╭──

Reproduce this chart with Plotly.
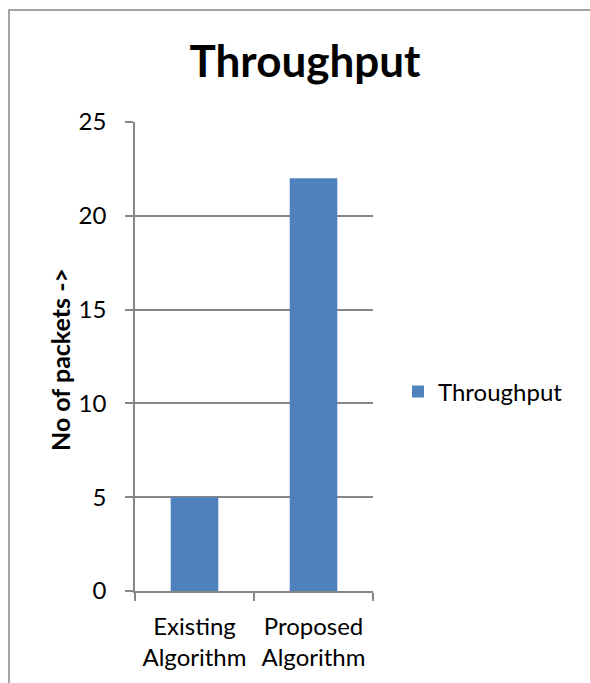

╰──
╭──

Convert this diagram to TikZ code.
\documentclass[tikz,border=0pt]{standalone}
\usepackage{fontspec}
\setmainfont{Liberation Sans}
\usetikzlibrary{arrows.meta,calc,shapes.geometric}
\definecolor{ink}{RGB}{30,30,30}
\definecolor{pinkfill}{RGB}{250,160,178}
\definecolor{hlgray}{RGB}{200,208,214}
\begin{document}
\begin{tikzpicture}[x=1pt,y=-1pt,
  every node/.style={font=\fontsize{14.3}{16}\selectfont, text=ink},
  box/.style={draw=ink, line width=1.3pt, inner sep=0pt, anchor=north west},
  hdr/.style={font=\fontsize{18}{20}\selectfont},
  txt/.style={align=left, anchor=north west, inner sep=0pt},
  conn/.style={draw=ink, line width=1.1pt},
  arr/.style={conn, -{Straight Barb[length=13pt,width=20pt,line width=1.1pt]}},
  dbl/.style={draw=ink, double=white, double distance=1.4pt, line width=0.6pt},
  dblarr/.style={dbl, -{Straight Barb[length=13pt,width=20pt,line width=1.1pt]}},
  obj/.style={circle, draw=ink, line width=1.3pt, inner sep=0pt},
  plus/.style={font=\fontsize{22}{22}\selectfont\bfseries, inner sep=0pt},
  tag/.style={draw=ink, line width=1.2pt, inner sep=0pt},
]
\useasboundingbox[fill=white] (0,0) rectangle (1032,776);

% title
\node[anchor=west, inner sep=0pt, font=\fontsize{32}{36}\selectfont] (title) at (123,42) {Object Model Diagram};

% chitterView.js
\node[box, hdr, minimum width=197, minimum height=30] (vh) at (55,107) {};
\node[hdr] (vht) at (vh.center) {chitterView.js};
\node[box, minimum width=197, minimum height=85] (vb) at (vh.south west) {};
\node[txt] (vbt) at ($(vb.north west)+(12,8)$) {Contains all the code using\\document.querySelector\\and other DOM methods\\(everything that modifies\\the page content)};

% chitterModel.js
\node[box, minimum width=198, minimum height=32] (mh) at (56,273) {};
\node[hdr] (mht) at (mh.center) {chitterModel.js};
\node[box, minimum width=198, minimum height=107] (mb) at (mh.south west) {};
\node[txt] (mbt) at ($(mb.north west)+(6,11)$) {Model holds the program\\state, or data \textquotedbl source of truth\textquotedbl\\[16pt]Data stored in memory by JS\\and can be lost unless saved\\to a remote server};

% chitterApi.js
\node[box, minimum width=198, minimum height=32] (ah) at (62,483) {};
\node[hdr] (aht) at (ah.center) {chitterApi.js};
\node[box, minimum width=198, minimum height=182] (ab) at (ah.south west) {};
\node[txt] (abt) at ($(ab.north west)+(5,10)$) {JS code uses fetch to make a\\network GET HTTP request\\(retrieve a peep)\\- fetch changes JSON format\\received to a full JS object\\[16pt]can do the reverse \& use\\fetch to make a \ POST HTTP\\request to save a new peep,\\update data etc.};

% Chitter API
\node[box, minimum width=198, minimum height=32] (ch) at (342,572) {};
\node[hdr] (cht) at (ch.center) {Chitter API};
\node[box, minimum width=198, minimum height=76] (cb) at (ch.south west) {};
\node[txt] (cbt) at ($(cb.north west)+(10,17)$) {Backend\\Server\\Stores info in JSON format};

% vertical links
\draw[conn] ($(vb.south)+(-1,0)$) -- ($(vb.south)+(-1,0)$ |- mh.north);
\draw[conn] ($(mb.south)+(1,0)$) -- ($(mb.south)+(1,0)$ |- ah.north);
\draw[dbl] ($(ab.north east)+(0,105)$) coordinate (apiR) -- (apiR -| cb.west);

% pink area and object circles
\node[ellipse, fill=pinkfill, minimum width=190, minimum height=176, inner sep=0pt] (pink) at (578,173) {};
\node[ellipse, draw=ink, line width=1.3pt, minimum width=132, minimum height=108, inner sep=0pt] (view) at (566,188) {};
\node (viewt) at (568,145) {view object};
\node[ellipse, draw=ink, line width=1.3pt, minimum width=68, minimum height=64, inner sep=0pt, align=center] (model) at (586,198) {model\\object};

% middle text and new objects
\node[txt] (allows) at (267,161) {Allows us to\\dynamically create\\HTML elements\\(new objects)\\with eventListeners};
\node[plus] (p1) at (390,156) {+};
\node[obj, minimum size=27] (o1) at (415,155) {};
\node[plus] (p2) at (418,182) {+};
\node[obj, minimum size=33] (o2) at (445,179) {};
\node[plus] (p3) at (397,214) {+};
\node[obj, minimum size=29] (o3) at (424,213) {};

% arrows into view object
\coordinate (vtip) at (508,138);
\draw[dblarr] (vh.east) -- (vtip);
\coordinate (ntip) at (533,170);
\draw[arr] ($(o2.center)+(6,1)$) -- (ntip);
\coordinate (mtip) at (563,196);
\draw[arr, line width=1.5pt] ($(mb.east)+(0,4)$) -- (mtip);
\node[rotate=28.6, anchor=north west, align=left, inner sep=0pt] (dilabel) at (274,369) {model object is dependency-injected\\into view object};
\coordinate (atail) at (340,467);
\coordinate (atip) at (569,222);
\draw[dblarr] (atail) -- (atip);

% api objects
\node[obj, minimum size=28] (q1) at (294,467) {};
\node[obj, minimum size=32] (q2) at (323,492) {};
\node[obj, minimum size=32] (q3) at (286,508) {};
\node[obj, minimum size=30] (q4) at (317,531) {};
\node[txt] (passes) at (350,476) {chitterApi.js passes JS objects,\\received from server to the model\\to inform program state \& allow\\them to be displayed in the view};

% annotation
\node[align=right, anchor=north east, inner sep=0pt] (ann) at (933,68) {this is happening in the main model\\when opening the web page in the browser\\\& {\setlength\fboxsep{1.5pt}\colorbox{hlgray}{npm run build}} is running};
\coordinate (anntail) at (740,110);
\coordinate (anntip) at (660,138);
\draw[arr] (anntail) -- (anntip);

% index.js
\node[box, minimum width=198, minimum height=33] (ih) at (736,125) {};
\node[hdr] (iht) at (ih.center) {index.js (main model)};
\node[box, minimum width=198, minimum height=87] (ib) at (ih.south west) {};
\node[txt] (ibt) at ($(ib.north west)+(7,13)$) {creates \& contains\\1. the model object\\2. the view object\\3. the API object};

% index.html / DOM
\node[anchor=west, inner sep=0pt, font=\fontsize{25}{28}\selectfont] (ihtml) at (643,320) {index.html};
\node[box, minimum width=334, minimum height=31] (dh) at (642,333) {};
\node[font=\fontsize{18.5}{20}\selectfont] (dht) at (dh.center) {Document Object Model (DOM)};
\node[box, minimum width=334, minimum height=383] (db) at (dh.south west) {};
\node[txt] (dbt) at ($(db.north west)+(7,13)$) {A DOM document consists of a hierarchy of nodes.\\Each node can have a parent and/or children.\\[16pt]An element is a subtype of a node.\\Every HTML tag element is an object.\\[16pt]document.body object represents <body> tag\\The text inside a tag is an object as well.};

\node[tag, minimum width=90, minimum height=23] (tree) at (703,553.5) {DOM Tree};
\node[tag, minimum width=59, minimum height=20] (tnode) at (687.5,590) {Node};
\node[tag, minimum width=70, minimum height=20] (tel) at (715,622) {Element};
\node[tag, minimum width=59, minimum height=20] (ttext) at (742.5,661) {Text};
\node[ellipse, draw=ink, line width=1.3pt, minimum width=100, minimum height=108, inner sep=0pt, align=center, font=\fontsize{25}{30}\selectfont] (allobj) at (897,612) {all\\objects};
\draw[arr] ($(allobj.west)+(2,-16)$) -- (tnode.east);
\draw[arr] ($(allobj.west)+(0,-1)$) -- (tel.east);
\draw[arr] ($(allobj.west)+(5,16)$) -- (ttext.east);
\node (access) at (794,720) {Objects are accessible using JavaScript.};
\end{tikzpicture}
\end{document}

╰──

The request: In the records above, collect each line with "this".

The answer:
Reproduce this chart with Plotly.
Convert this diagram to TikZ code.
\node[align=right, anchor=north east, inner sep=0pt] (ann) at (933,68) {this is happening in the main model\\when opening the web page in the browser\\\& {\setlength\fboxsep{1.5pt}\colorbox{hlgray}{npm run build}} is running};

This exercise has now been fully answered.